*** Recorded data ***
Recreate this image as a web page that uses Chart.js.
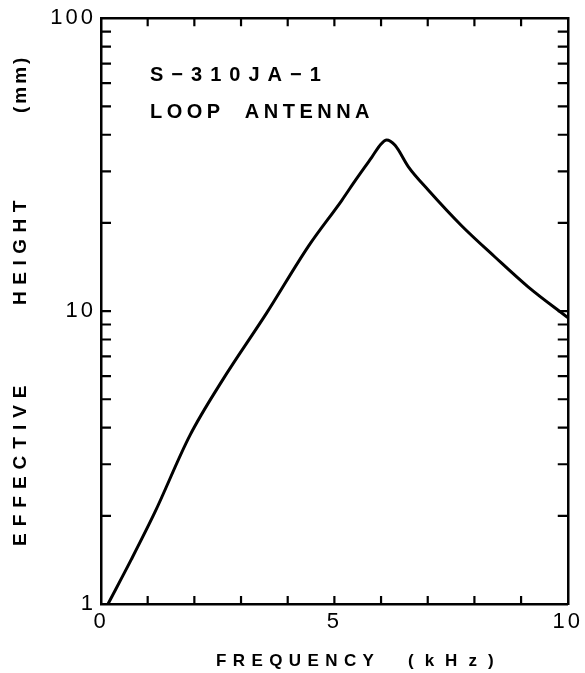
<!DOCTYPE html>
<html>
<head>
<meta charset="utf-8">
<script src="https://cdn.jsdelivr.net/npm/chart.js@4/dist/chart.umd.min.js"></script>
<style>
  html, body { margin: 0; background: #fff; }
  #wrap { width: 585px; height: 673px; }
</style>
</head>
<body>
<div id="wrap"><canvas id="chart"></canvas></div>
<script>
// S-310JA-1 loop antenna: effective height vs frequency (log y)
const freqKHz  = [0.15, 0.65, 1.15, 1.9, 2.6, 3.54, 4.46, 5.16, 5.42, 5.8, 6.0, 6.12, 6.3, 6.59, 7.01, 7.72, 8.44, 9.15, 10.0];
const heightMm = [1.0, 1.42, 2.05, 3.75, 5.8, 9.8, 16.8, 23.9, 27.5, 33.5, 37.2, 38.4, 36.8, 31.0, 25.9, 19.6, 15.3, 12.1, 9.5];

const xTickLabels = [0, 5, 10];
const yTickLabels = [1, 10, 100];
const xMinorTicks = [1, 2, 3, 4, 5, 6, 7, 8, 9];
const yMinorTicks = [2, 3, 4, 5, 6, 7, 8, 9, 10, 20, 30, 40, 50, 60, 70, 80, 90];

const FONT = '"Liberation Sans", Arial, sans-serif';

function spacedText(ctx, text, x, y, size, spacing) {
  ctx.save();
  ctx.font = `bold ${size}px ${FONT}`;
  ctx.letterSpacing = `${spacing}px`;
  ctx.fillStyle = '#000';
  ctx.textAlign = 'left';
  ctx.textBaseline = 'middle';
  ctx.fillText(text, x, y);
  ctx.restore();
}

// inward tick marks on all four sides, placed through the scales
const frameTicks = {
  id: 'frameTicks',
  beforeDraw(chart) {
    chart.ctx.letterSpacing = '3px';
  },
  afterDraw(chart) {
    const { ctx, chartArea: a } = chart;
    const x = chart.scales.x, y = chart.scales.y;
    ctx.save();
    ctx.letterSpacing = '0px';
    ctx.strokeStyle = '#000';
    ctx.lineWidth = 2.2;
    ctx.beginPath();
    xMinorTicks.forEach((v) => {
      const px = x.getPixelForValue(v);
      ctx.moveTo(px, a.bottom); ctx.lineTo(px, a.bottom - 8);
      ctx.moveTo(px, a.top); ctx.lineTo(px, a.top + 8);
    });
    yMinorTicks.forEach((v) => {
      const py = y.getPixelForValue(v);
      ctx.moveTo(a.left, py); ctx.lineTo(a.left + 10, py);
      ctx.moveTo(a.right, py); ctx.lineTo(a.right - 10, py);
    });
    ctx.stroke();
    ctx.restore();

    // titles and notes
    spacedText(ctx, 'S\u2212310JA\u22121', 150, 75, 20, 8);
    spacedText(ctx, 'LOOP  ANTENNA', 150, 112, 20, 4.5);
    spacedText(ctx, 'FREQUENCY', 216, 661, 17, 6.4);
    spacedText(ctx, '(kHz)', 408, 661, 17, 11);
    ctx.save();
    ctx.translate(21, 546);
    ctx.rotate(-Math.PI / 2);
    spacedText(ctx, 'EFFECTIVE', 0, 0, 19, 7);
    spacedText(ctx, 'HEIGHT', 241, 0, 19, 6.5);
    spacedText(ctx, '(mm)', 433, 0, 19, 3);
    ctx.restore();
  },
};

const tickFont = { family: FONT, size: 22 };

new Chart(document.getElementById('chart'), {
  type: 'line',
  data: {
    datasets: [{
      data: freqKHz.map((f, i) => ({ x: f, y: heightMm[i] })),
      borderColor: '#000',
      borderWidth: 3,
      pointRadius: 0,
      cubicInterpolationMode: 'monotone',
      fill: false,
    }],
  },
  options: {
    responsive: true,
    maintainAspectRatio: false,
    animation: false,
    layout: { padding: 0 },
    plugins: { legend: { display: false }, tooltip: { enabled: false } },
    scales: {
      x: {
        type: 'linear', position: 'bottom', min: 0, max: 10,
        afterBuildTicks: (s) => { s.ticks = xTickLabels.map((v) => ({ value: v })); },
        afterFit: (s) => { s.height = 69; },
        ticks: { font: tickFont, color: '#000', padding: 5, maxRotation: 0, callback: (v) => String(v) },
        grid: { display: false, drawTicks: false },
        border: { display: true, color: '#000', width: 2.5 },
      },
      x2: {
        type: 'linear', position: 'top', min: 0, max: 10,
        afterFit: (s) => { s.height = 18; },
        ticks: { display: false },
        grid: { display: false, drawTicks: false },
        border: { display: true, color: '#000', width: 2.5 },
      },
      y: {
        type: 'logarithmic', position: 'left', min: 1, max: 100,
        afterBuildTicks: (s) => { s.ticks = yTickLabels.map((v) => ({ value: v })); },
        afterFit: (s) => { s.width = 101; },
        ticks: { font: tickFont, color: '#000', padding: 5, callback: (v) => String(v) },
        grid: { display: false, drawTicks: false },
        border: { display: true, color: '#000', width: 2.5 },
      },
      y2: {
        type: 'logarithmic', position: 'right', min: 1, max: 100,
        afterFit: (s) => { s.width = 15; },
        ticks: { display: false },
        grid: { display: false, drawTicks: false },
        border: { display: true, color: '#000', width: 2.5 },
      },
    },
  },
  plugins: [frameTicks],
});
</script>
</body>
</html>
***
**What needs to be done**
Repeat the material exactly as it reads, without any of its pictures.

**Full response**
Recreate this image as a web page that uses Chart.js.
<!DOCTYPE html>
<html>
<head>
<meta charset="utf-8">
<script src="https://cdn.jsdelivr.net/npm/chart.js@4/dist/chart.umd.min.js"></script>
<style>
  html, body { margin: 0; background: #fff; }
  #wrap { width: 585px; height: 673px; }
</style>
</head>
<body>
<div id="wrap"><canvas id="chart"></canvas></div>
<script>
// S-310JA-1 loop antenna: effective height vs frequency (log y)
const freqKHz  = [0.15, 0.65, 1.15, 1.9, 2.6, 3.54, 4.46, 5.16, 5.42, 5.8, 6.0, 6.12, 6.3, 6.59, 7.01, 7.72, 8.44, 9.15, 10.0];
const heightMm = [1.0, 1.42, 2.05, 3.75, 5.8, 9.8, 16.8, 23.9, 27.5, 33.5, 37.2, 38.4, 36.8, 31.0, 25.9, 19.6, 15.3, 12.1, 9.5];

const xTickLabels = [0, 5, 10];
const yTickLabels = [1, 10, 100];
const xMinorTicks = [1, 2, 3, 4, 5, 6, 7, 8, 9];
const yMinorTicks = [2, 3, 4, 5, 6, 7, 8, 9, 10, 20, 30, 40, 50, 60, 70, 80, 90];

const FONT = '"Liberation Sans", Arial, sans-serif';

function spacedText(ctx, text, x, y, size, spacing) {
  ctx.save();
  ctx.font = `bold ${size}px ${FONT}`;
  ctx.letterSpacing = `${spacing}px`;
  ctx.fillStyle = '#000';
  ctx.textAlign = 'left';
  ctx.textBaseline = 'middle';
  ctx.fillText(text, x, y);
  ctx.restore();
}

// inward tick marks on all four sides, placed through the scales
const frameTicks = {
  id: 'frameTicks',
  beforeDraw(chart) {
    chart.ctx.letterSpacing = '3px';
  },
  afterDraw(chart) {
    const { ctx, chartArea: a } = chart;
    const x = chart.scales.x, y = chart.scales.y;
    ctx.save();
    ctx.letterSpacing = '0px';
    ctx.strokeStyle = '#000';
    ctx.lineWidth = 2.2;
    ctx.beginPath();
    xMinorTicks.forEach((v) => {
      const px = x.getPixelForValue(v);
      ctx.moveTo(px, a.bottom); ctx.lineTo(px, a.bottom - 8);
      ctx.moveTo(px, a.top); ctx.lineTo(px, a.top + 8);
    });
    yMinorTicks.forEach((v) => {
      const py = y.getPixelForValue(v);
      ctx.moveTo(a.left, py); ctx.lineTo(a.left + 10, py);
      ctx.moveTo(a.right, py); ctx.lineTo(a.right - 10, py);
    });
    ctx.stroke();
    ctx.restore();

    // titles and notes
    spacedText(ctx, 'S\u2212310JA\u22121', 150, 75, 20, 8);
    spacedText(ctx, 'LOOP  ANTENNA', 150, 112, 20, 4.5);
    spacedText(ctx, 'FREQUENCY', 216, 661, 17, 6.4);
    spacedText(ctx, '(kHz)', 408, 661, 17, 11);
    ctx.save();
    ctx.translate(21, 546);
    ctx.rotate(-Math.PI / 2);
    spacedText(ctx, 'EFFECTIVE', 0, 0, 19, 7);
    spacedText(ctx, 'HEIGHT', 241, 0, 19, 6.5);
    spacedText(ctx, '(mm)', 433, 0, 19, 3);
    ctx.restore();
  },
};

const tickFont = { family: FONT, size: 22 };

new Chart(document.getElementById('chart'), {
  type: 'line',
  data: {
    datasets: [{
      data: freqKHz.map((f, i) => ({ x: f, y: heightMm[i] })),
      borderColor: '#000',
      borderWidth: 3,
      pointRadius: 0,
      cubicInterpolationMode: 'monotone',
      fill: false,
    }],
  },
  options: {
    responsive: true,
    maintainAspectRatio: false,
    animation: false,
    layout: { padding: 0 },
    plugins: { legend: { display: false }, tooltip: { enabled: false } },
    scales: {
      x: {
        type: 'linear', position: 'bottom', min: 0, max: 10,
        afterBuildTicks: (s) => { s.ticks = xTickLabels.map((v) => ({ value: v })); },
        afterFit: (s) => { s.height = 69; },
        ticks: { font: tickFont, color: '#000', padding: 5, maxRotation: 0, callback: (v) => String(v) },
        grid: { display: false, drawTicks: false },
        border: { display: true, color: '#000', width: 2.5 },
      },
      x2: {
        type: 'linear', position: 'top', min: 0, max: 10,
        afterFit: (s) => { s.height = 18; },
        ticks: { display: false },
        grid: { display: false, drawTicks: false },
        border: { display: true, color: '#000', width: 2.5 },
      },
      y: {
        type: 'logarithmic', position: 'left', min: 1, max: 100,
        afterBuildTicks: (s) => { s.ticks = yTickLabels.map((v) => ({ value: v })); },
        afterFit: (s) => { s.width = 101; },
        ticks: { font: tickFont, color: '#000', padding: 5, callback: (v) => String(v) },
        grid: { display: false, drawTicks: false },
        border: { display: true, color: '#000', width: 2.5 },
      },
      y2: {
        type: 'logarithmic', position: 'right', min: 1, max: 100,
        afterFit: (s) => { s.width = 15; },
        ticks: { display: false },
        grid: { display: false, drawTicks: false },
        border: { display: true, color: '#000', width: 2.5 },
      },
    },
  },
  plugins: [frameTicks],
});
</script>
</body>
</html>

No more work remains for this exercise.